Repeat each record exactly as written, and drop any images.

[Start of Data]

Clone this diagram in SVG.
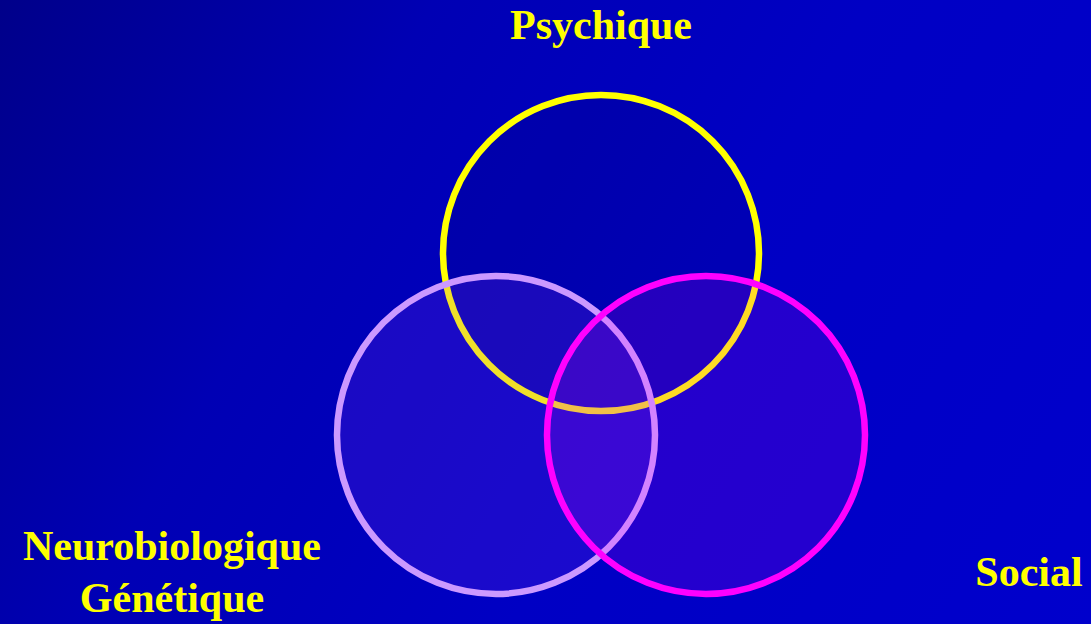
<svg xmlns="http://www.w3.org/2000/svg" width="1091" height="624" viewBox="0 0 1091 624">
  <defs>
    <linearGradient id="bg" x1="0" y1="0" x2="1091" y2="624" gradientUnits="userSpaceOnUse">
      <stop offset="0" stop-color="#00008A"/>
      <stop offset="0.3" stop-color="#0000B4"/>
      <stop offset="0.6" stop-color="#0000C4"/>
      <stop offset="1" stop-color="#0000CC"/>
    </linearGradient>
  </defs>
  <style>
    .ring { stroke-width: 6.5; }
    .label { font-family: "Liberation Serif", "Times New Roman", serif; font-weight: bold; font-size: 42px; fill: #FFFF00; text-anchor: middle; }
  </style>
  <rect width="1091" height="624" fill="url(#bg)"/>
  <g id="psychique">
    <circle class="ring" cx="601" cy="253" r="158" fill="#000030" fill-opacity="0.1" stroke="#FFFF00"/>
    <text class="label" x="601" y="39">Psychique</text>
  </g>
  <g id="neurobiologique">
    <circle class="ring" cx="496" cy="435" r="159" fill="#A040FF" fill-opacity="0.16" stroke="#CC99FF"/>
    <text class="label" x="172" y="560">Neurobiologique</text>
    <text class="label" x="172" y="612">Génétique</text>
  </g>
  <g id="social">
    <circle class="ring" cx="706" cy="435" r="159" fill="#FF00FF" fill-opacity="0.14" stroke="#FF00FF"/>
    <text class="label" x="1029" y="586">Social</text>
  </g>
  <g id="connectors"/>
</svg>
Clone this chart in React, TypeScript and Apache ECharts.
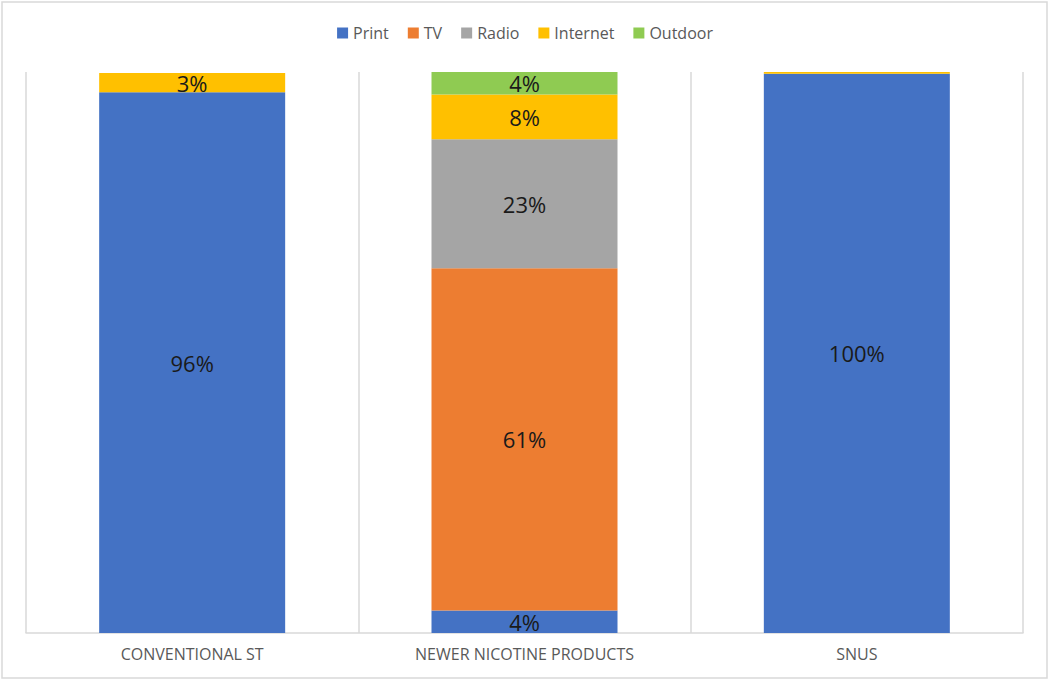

[End of Data]

Response below:
Clone this diagram in SVG.
<svg xmlns="http://www.w3.org/2000/svg" width="1091" height="624" viewBox="0 0 1091 624">
  <defs>
    <linearGradient id="bg" x1="0" y1="0" x2="1091" y2="624" gradientUnits="userSpaceOnUse">
      <stop offset="0" stop-color="#00008A"/>
      <stop offset="0.3" stop-color="#0000B4"/>
      <stop offset="0.6" stop-color="#0000C4"/>
      <stop offset="1" stop-color="#0000CC"/>
    </linearGradient>
  </defs>
  <style>
    .ring { stroke-width: 6.5; }
    .label { font-family: "Liberation Serif", "Times New Roman", serif; font-weight: bold; font-size: 42px; fill: #FFFF00; text-anchor: middle; }
  </style>
  <rect width="1091" height="624" fill="url(#bg)"/>
  <g id="psychique">
    <circle class="ring" cx="601" cy="253" r="158" fill="#000030" fill-opacity="0.1" stroke="#FFFF00"/>
    <text class="label" x="601" y="39">Psychique</text>
  </g>
  <g id="neurobiologique">
    <circle class="ring" cx="496" cy="435" r="159" fill="#A040FF" fill-opacity="0.16" stroke="#CC99FF"/>
    <text class="label" x="172" y="560">Neurobiologique</text>
    <text class="label" x="172" y="612">Génétique</text>
  </g>
  <g id="social">
    <circle class="ring" cx="706" cy="435" r="159" fill="#FF00FF" fill-opacity="0.14" stroke="#FF00FF"/>
    <text class="label" x="1029" y="586">Social</text>
  </g>
  <g id="connectors"/>
</svg>
Clone this chart in React, TypeScript and Apache ECharts.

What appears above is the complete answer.